The best part of our day was going on a super-touristy “Yellow Bike” tour (guess what color the bikes are?) through Amsterdam. We cycled through the canals and learned gossipy facts like which canal rings were traditionally wealthier than others, and overall, as Anthony pointed out, we were “checking” things off our mental list of things we’d seen and done already.

I enjoyed cycling through the Vondelpark, which is like a small version of Central Park, but it was surprisingly unkempt. I guess take for granted the carefully-manicured parks of London and New York and was surprised to find bald patches of grass everywhere.

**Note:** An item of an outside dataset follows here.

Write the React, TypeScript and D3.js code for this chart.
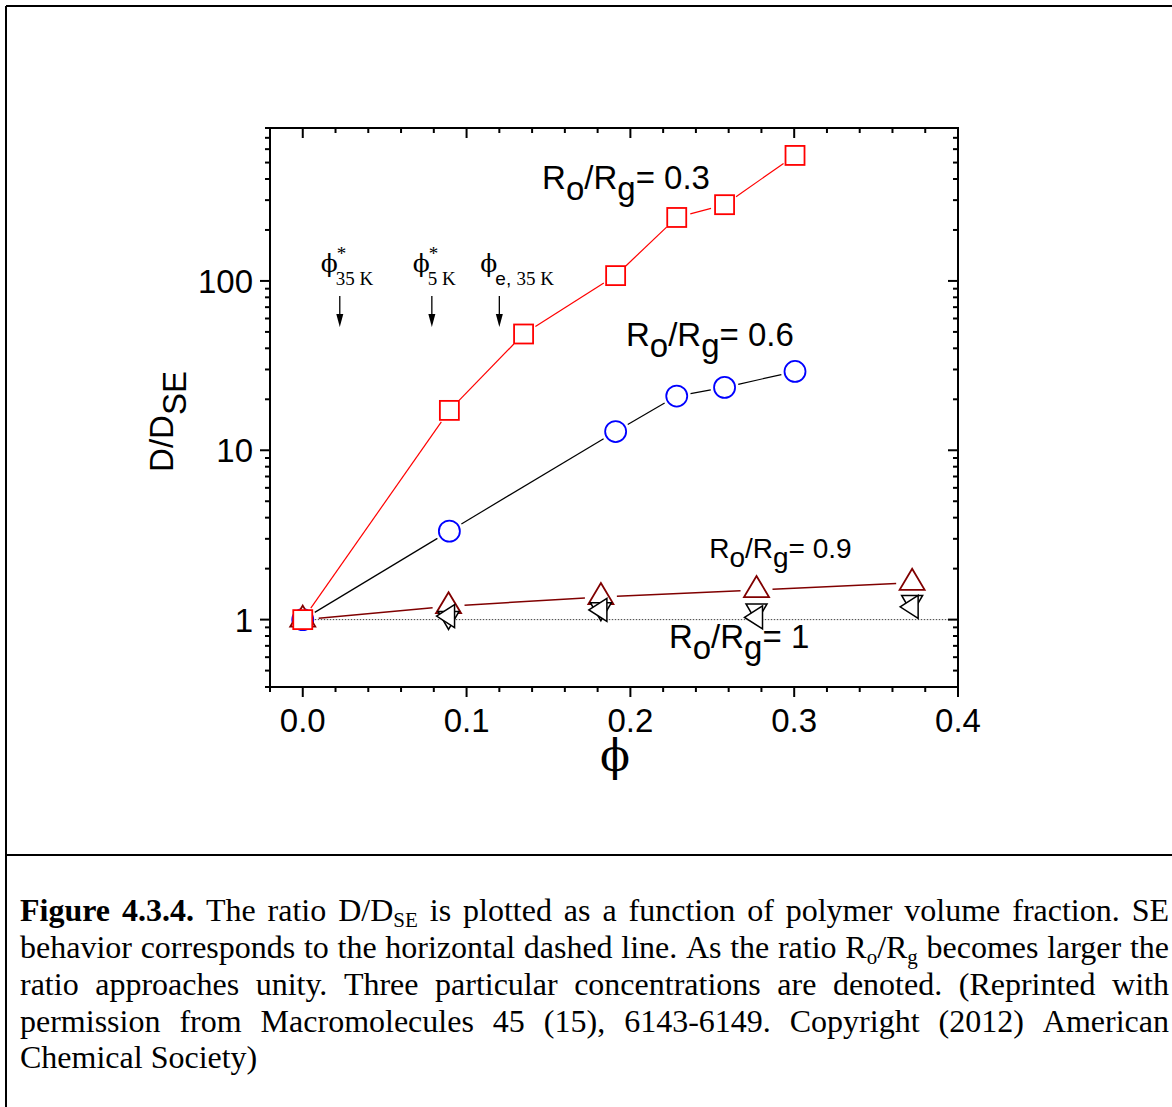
import React, { useMemo } from 'react';
import * as d3 from 'd3';

const W = 1172;
const H = 1107;

// D/D_SE versus polymer volume fraction, one series per Ro/Rg ratio
const phiR03 = [0, 0.0895, 0.1348, 0.191, 0.2283, 0.2575, 0.3005];
const dR03 = [1, 17.2, 48.6, 107.5, 237, 282, 551];

const phiR06 = [0, 0.0895, 0.191, 0.2283, 0.2575, 0.3005];
const dR06 = [1, 3.33, 12.9, 20.9, 23.5, 29.2];

const phiR09 = [0, 0.089, 0.182, 0.277, 0.372];
const dR09 = [1, 1.2, 1.36, 1.495, 1.65];

const phiR1 = [0.089, 0.182, 0.277, 0.372];
const dR1Down = [1.03, 1.16, 1.14, 1.28];
const dR1Left = [1.05, 1.14, 1.03, 1.19];

// axis ticks
const xMajor = [0, 0.1, 0.2, 0.3, 0.4];
const yMajor = [1, 10, 100];
const yTickLabels = ['1', '10', '100'];

// concentration markers (arrows)
const arrowPhi = [0.0226, 0.0788, 0.12];
const arrowSup = ['*', '*', ''];
const arrowSubSans = ['', '', 'e, '];
const arrowSub = ['35 K', '5 K', '35 K'];
const arrowTop = 81.5;
const arrowTip = 53.5;

// series labels: [phi, D/DSE] anchor, ratio text, font size
const seriesLabels = [
  { phi: 0.1461, d: 351, ratio: '0.3', size: 33 },
  { phi: 0.1973, d: 41.3, ratio: '0.6', size: 33 },
  { phi: 0.2481, d: 2.31, ratio: '0.9', size: 28 },
  { phi: 0.2235, d: 0.68, ratio: '1', size: 33 },
];

const captionLines = [
  '**Figure** **4.3.4.** The ratio D/D_{SE} is plotted as a function of polymer volume fraction. SE',
  'behavior corresponds to the horizontal dashed line. As the ratio R_{o}/R_{g} becomes larger the',
  'ratio approaches unity. Three particular concentrations are denoted. (Reprinted with',
  'permission from Macromolecules 45 (15), 6143-6149. Copyright (2012) American',
  'Chemical Society)',
];

const SANS = '"Liberation Sans", Arial, sans-serif';
const SERIF = '"Liberation Serif", "Times New Roman", serif';
const PHI_FONT = '"DejaVu Serif", serif';
const PHI = '\u03D5';

const plot = { left: 270, right: 958, top: 128, bottom: 687 };

type Run = { t: string; bold?: boolean; sub?: boolean };

function parseWord(w: string): Run[] {
  const runs: Run[] = [];
  const re = /\*\*(.+?)\*\*|_\{(.+?)\}|([^*_]+)/g;
  let m: RegExpExecArray | null;
  while ((m = re.exec(w))) {
    if (m[1]) runs.push({ t: m[1], bold: true });
    else if (m[2]) runs.push({ t: m[2], sub: true });
    else runs.push({ t: m[3] });
  }
  return runs;
}

function trimmedSegments(pts: [number, number][], gap: number) {
  const segs: [number, number, number, number][] = [];
  for (let i = 0; i < pts.length - 1; i++) {
    const [x1, y1] = pts[i];
    const [x2, y2] = pts[i + 1];
    const dx = x2 - x1;
    const dy = y2 - y1;
    const len = Math.hypot(dx, dy);
    if (len <= 2 * gap) continue;
    const ux = dx / len;
    const uy = dy / len;
    segs.push([x1 + ux * gap, y1 + uy * gap, x2 - ux * gap, y2 - uy * gap]);
  }
  return segs;
}

function Caption() {
  const size = 32;
  const subSize = 21;
  const left = 20;
  const right = 1169;
  const baselines = [921, 958, 995, 1031.5, 1068];

  const laid = useMemo(() => {
    const canvas = document.createElement('canvas');
    const ctx = canvas.getContext('2d')!;
    const measure = (r: Run) => {
      ctx.font = `${r.bold ? 'bold ' : ''}${r.sub ? subSize : size}px "Liberation Serif"`;
      return ctx.measureText(r.t).width;
    };
    ctx.font = `${size}px "Liberation Serif"`;
    const spaceW = ctx.measureText(' ').width;
    return captionLines.map((line, li) => {
      const words = line.split(' ').map((w) => {
        const runs = parseWord(w).map((r) => ({ ...r, w: measure(r) }));
        return { runs, w: d3.sum(runs, (r) => r.w) };
      });
      const total = d3.sum(words, (w) => w.w);
      const last = li === captionLines.length - 1;
      const gap = last || words.length < 2 ? spaceW : (right - left - total) / (words.length - 1);
      let x = left;
      const items: { x: number; r: Run }[] = [];
      words.forEach((w) => {
        let rx = x;
        w.runs.forEach((r) => {
          items.push({ x: rx, r });
          rx += r.w;
        });
        x += w.w + gap;
      });
      return { y: baselines[li], items };
    });
  }, []);

  return (
    <g fontFamily={SERIF} fill="#000">
      {laid.map((ln, i) =>
        ln.items.map((it, j) => (
          <text
            key={`${i}-${j}`}
            x={it.x}
            y={ln.y + (it.r.sub ? 6 : 0)}
            fontSize={it.r.sub ? subSize : size}
            fontWeight={it.r.bold ? 'bold' : 'normal'}
          >
            {it.r.t}
          </text>
        ))
      )}
    </g>
  );
}

export default function App() {
  const x = d3.scaleLinear().domain([-0.02, 0.4]).range([plot.left, plot.right]);
  const y = d3.scaleLog().domain([0.4, 800]).range([plot.bottom, plot.top]);

  const xMinor = d3
    .range(-1, 21)
    .map((i) => +(i * 0.02).toFixed(2))
    .filter((v) => !xMajor.some((m) => Math.abs(m - v) < 1e-9));
  const yMinor: number[] = [];
  [0.1, 1, 10, 100].forEach((dec) => {
    for (let k = 2; k <= 9; k++) {
      const v = k * dec;
      if (v >= 0.4 - 1e-9 && v <= 800 + 1e-9) yMinor.push(v);
    }
  });

  const pts = (xs: number[], ys: number[]) =>
    xs.map((v, i) => [x(v), y(ys[i])] as [number, number]);

  const ptsR03 = pts(phiR03, dR03);
  const ptsR06 = pts(phiR06, dR06);
  const ptsR09 = pts(phiR09, dR09);
  const ptsR1Down = pts(phiR1, dR1Down);
  const ptsR1Left = pts(phiR1, dR1Left);

  const fmtX = d3.format('.1f');

  const segLines = (p: [number, number][], gap: number, color: string, w: number) =>
    trimmedSegments(p, gap).map((s, i) => (
      <line key={i} x1={s[0]} y1={s[1]} x2={s[2]} y2={s[3]} stroke={color} strokeWidth={w} />
    ));

  const majLen = 10;
  const minLen = 5;

  return (
    <svg
      width={W}
      height={H}
      viewBox={`0 0 ${W} ${H}`}
      style={{ position: 'absolute', left: 0, top: 0, background: '#fff' }}
    >
      <rect x={0} y={0} width={W} height={H} fill="#fff" />

      {/* page frame */}
      <line x1={6} y1={6} x2={W} y2={6} stroke="#000" strokeWidth={2} />
      <line x1={6} y1={6} x2={6} y2={H} stroke="#000" strokeWidth={2} />
      <line x1={6} y1={855} x2={W} y2={855} stroke="#000" strokeWidth={2} />

      {/* SE reference line */}
      <line
        x1={x(0)}
        x2={x(0.4)}
        y1={y(1)}
        y2={y(1)}
        stroke="#444"
        strokeWidth={1}
        strokeDasharray="1.5,1.5"
      />

      {/* connecting lines */}
      {segLines(ptsR03, 14, '#ff0000', 1.2)}
      {segLines(ptsR06, 14, '#000', 1.2)}
      {segLines(ptsR09, 16, '#800000', 1.5)}

      {/* markers */}
      {ptsR06.map(([cx, cy], i) => (
        <circle key={`c${i}`} cx={cx} cy={cy} r={10.5} fill="#fff" stroke="#0000ff" strokeWidth={1.8} />
      ))}
      {ptsR09.map(([cx, cy], i) => (
        <path
          key={`t${i}`}
          transform={`translate(${cx},${cy})`}
          d="M0,-14L12.5,7L-12.5,7Z"
          fill="#fff"
          stroke="#800000"
          strokeWidth={1.8}
        />
      ))}
      {ptsR1Down.map(([cx, cy], i) => (
        <path
          key={`d${i}`}
          transform={`translate(${cx},${cy})`}
          d="M0,12L10.5,-6L-10.5,-6Z"
          fill="#fff"
          stroke="#000"
          strokeWidth={1.5}
        />
      ))}
      {ptsR1Left.map(([cx, cy], i) => (
        <path
          key={`l${i}`}
          transform={`translate(${cx},${cy})`}
          d="M-12,0L6,-11.5L6,11.5Z"
          fill="#fff"
          stroke="#000"
          strokeWidth={1.5}
        />
      ))}
      {ptsR03.map(([cx, cy], i) => (
        <rect
          key={`s${i}`}
          x={cx - 9.5}
          y={cy - 9.5}
          width={19}
          height={19}
          fill="#fff"
          stroke="#ff0000"
          strokeWidth={1.8}
        />
      ))}

      {/* frame */}
      <rect
        x={plot.left}
        y={plot.top}
        width={plot.right - plot.left}
        height={plot.bottom - plot.top}
        fill="none"
        stroke="#000"
        strokeWidth={2}
      />

      {/* x ticks: bottom outward, top inward */}
      {xMajor.concat(xMinor).map((v, i) => {
        const len = i < xMajor.length ? majLen : minLen;
        const px = x(v);
        return (
          <g key={`xt${i}`} stroke="#000" strokeWidth={2}>
            <line x1={px} x2={px} y1={plot.bottom} y2={plot.bottom + len} />
            <line x1={px} x2={px} y1={plot.top} y2={plot.top + len} />
          </g>
        );
      })}
      {/* y ticks: left outward, right inward */}
      {yMajor.concat(yMinor).map((v, i) => {
        const len = i < yMajor.length ? majLen : minLen;
        const py = y(v);
        return (
          <g key={`yt${i}`} stroke="#000" strokeWidth={2}>
            <line x1={plot.left - len} x2={plot.left} y1={py} y2={py} />
            <line x1={plot.right - len} x2={plot.right} y1={py} y2={py} />
          </g>
        );
      })}

      {/* tick labels */}
      <g fontFamily={SANS} fontSize={33} fill="#000">
        {xMajor.map((v) => (
          <text key={`xl${v}`} x={x(v)} y={732} textAnchor="middle">
            {fmtX(v)}
          </text>
        ))}
        {yMajor.map((v, i) => (
          <text key={`yl${v}`} x={253} y={y(v) + 12} textAnchor="end">
            {yTickLabels[i]}
          </text>
        ))}
      </g>

      {/* axis titles */}
      <text
        transform="translate(173,421.5) rotate(-90)"
        textAnchor="middle"
        fontFamily={SANS}
        fontSize={33}
        fill="#000"
      >
        D/D<tspan dy={13}>SE</tspan>
      </text>
      <text x={615} y={771} textAnchor="middle" fontFamily={PHI_FONT} fontSize={44} fill="#000">
        {PHI}
      </text>

      {/* series labels */}
      {seriesLabels.map((l, i) => {
        const sh = Math.round(l.size * 0.33);
        return (
          <text key={`sl${i}`} x={x(l.phi)} y={y(l.d)} fontFamily={SANS} fontSize={l.size} fill="#000">
            R<tspan dy={sh}>o</tspan>
            <tspan dy={-sh}>/R</tspan>
            <tspan dy={sh}>g</tspan>
            <tspan dy={-sh}>= {l.ratio}</tspan>
          </text>
        );
      })}

      {/* concentration arrows */}
      {arrowPhi.map((p, i) => {
        const ax = x(p);
        const yTop = y(arrowTop);
        const yTip = y(arrowTip);
        return (
          <g key={`ar${i}`}>
            <line x1={ax} x2={ax} y1={yTop} y2={yTip - 10} stroke="#000" strokeWidth={1.3} />
            <path d={`M${ax - 3.5},${yTip - 13}L${ax + 3.5},${yTip - 13}L${ax},${yTip}Z`} fill="#000" />
            <text x={ax - 19} y={yTop - 24} fontFamily={PHI_FONT} fontSize={25} fill="#000">
              {PHI}
            </text>
            {arrowSup[i] && (
              <text x={ax - 3} y={yTop - 36} fontFamily={SERIF} fontSize={19} fill="#000">
                {arrowSup[i]}
              </text>
            )}
            <text x={ax - 4} y={yTop - 11} fontSize={19} fill="#000">
              {arrowSubSans[i] && <tspan fontFamily={SANS}>{arrowSubSans[i]}</tspan>}
              <tspan fontFamily={SERIF}>{arrowSub[i]}</tspan>
            </text>
          </g>
        );
      })}

      <Caption />
    </svg>
  );
}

Our bike tour ended with a pass through the red-light district. Even though I keep reading how cleaned-up and touristy the red-light district is, it’s still creepy and unsettling how openly all the women (and a few men) display themselves in the windows. So on the one hand, it’s a shock to see people selling themselves in one way or another in a “shop window,” but on the other hand, they’re all wearing lingerie that you see in catalogs and ads, so maybe most of the shock value of seeing them standing in windows comes from our imaginations. I can also see the truth in the argument that sex workers in Amsterdam are better off than in other countries, simply because there’s some kind of regulation in place for the industry in a country where the work is legal.

Most of all, I’d like to believe the sex work in Amsterdam isn’t so evil and oppressive if dorky tourist bike tours stop by the red-light district as a matter of course.